Microelectromechanical systems (MEMSs) thermopile infrared (IR) detectors have been widely applied in fields such as IR thermometry and gas detection. However, enhancing their IR absorption within the required wavelength range remains challenging. This study proposes an innovative thermopile IR detector integrated with a doped polysilicon nanocones (DPSiNCs) absorber for selective wavelength absorption and performance enhancement. The DPSiNCs were prepared through ICP maskless etching of a doped polysilicon (polySi) layer, a process compatible with traditional thermopile IR detector fabrication techniques.
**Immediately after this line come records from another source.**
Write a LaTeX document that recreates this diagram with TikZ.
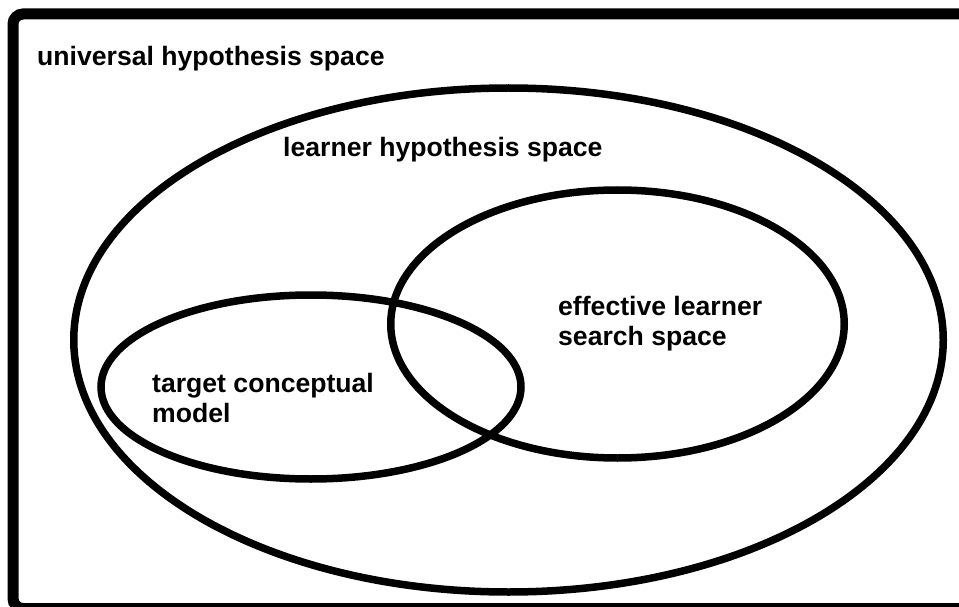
\documentclass[tikz,border=0pt]{standalone}
\usepackage{fontspec}
\setmainfont{Liberation Sans}
\usetikzlibrary{positioning}

\begin{document}
\begin{tikzpicture}
[x=1pt,y=-1pt,%
  frameLine/.style={line width=11pt,rounded corners=10pt},%
  setLine/.style={line width=7.5pt},%
  setLabel/.style={inner sep=0pt,align=left,font=\bfseries\fontsize{26.6}{30}\selectfont}]
\useasboundingbox (0,0) rectangle (959,607);
\clip (0,0) rectangle (959,607);
%% the outer frame
\draw[frameLine] (13,14) rectangle (985,608.5);
%% the three sets
\draw[setLine] (508.5,340) ellipse [x radius=434.75, y radius=252];
\draw[setLine] (617.5,324) ellipse [x radius=226.75, y radius=134];
\draw[setLine] (311,387) ellipse [x radius=210, y radius=92];
%% labels (base is the last line)
\node[setLabel,anchor=base west] (universal) at (37,66) {universal hypothesis space};
\node[setLabel,anchor=base west] (learner) at (283,157) {learner hypothesis space};
\node[setLabel,anchor=base west] (effective) at (558,345) {effective learner\\search space};
\node[setLabel,anchor=base west] (target) at (152,422) {target conceptual\\model};
\end{tikzpicture}
\end{document}
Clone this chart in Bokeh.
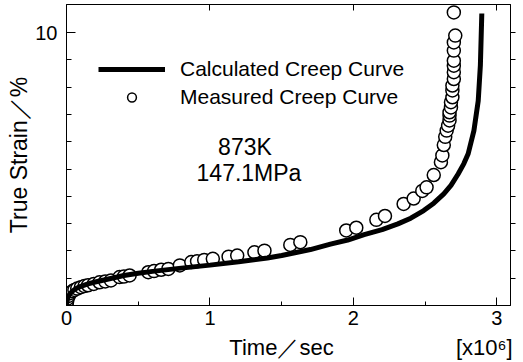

The nanocone structure significantly reduces the reflection of IR light, and by adjusting the doping of polySi, the wavelength range for IR absorption can be tuned. Compared to detectors without DPSiNCs, measurements indicate that detectors integrated with DPSiNCs doped with phosphorus (P) at a concentration of 3\times 10^{{19}} cm ^{-{3}} exhibit a new absorption peak at 11~\mu m in the IR spectrum and demonstrate superior absorptivity. Notably, by maintaining the same number and size of thermocouples, the DPSiNCs integration method has enhanced the responsivity and detectivity of the detector by 26.7% and 22.2%, respectively. In addition, the response time of detector has been decreased by 46.1% benefit of high thermal conductivity of DPSiNCs. Therefore, this study presents a novel material and technological approach for improving the performance of thermopile IR detectors.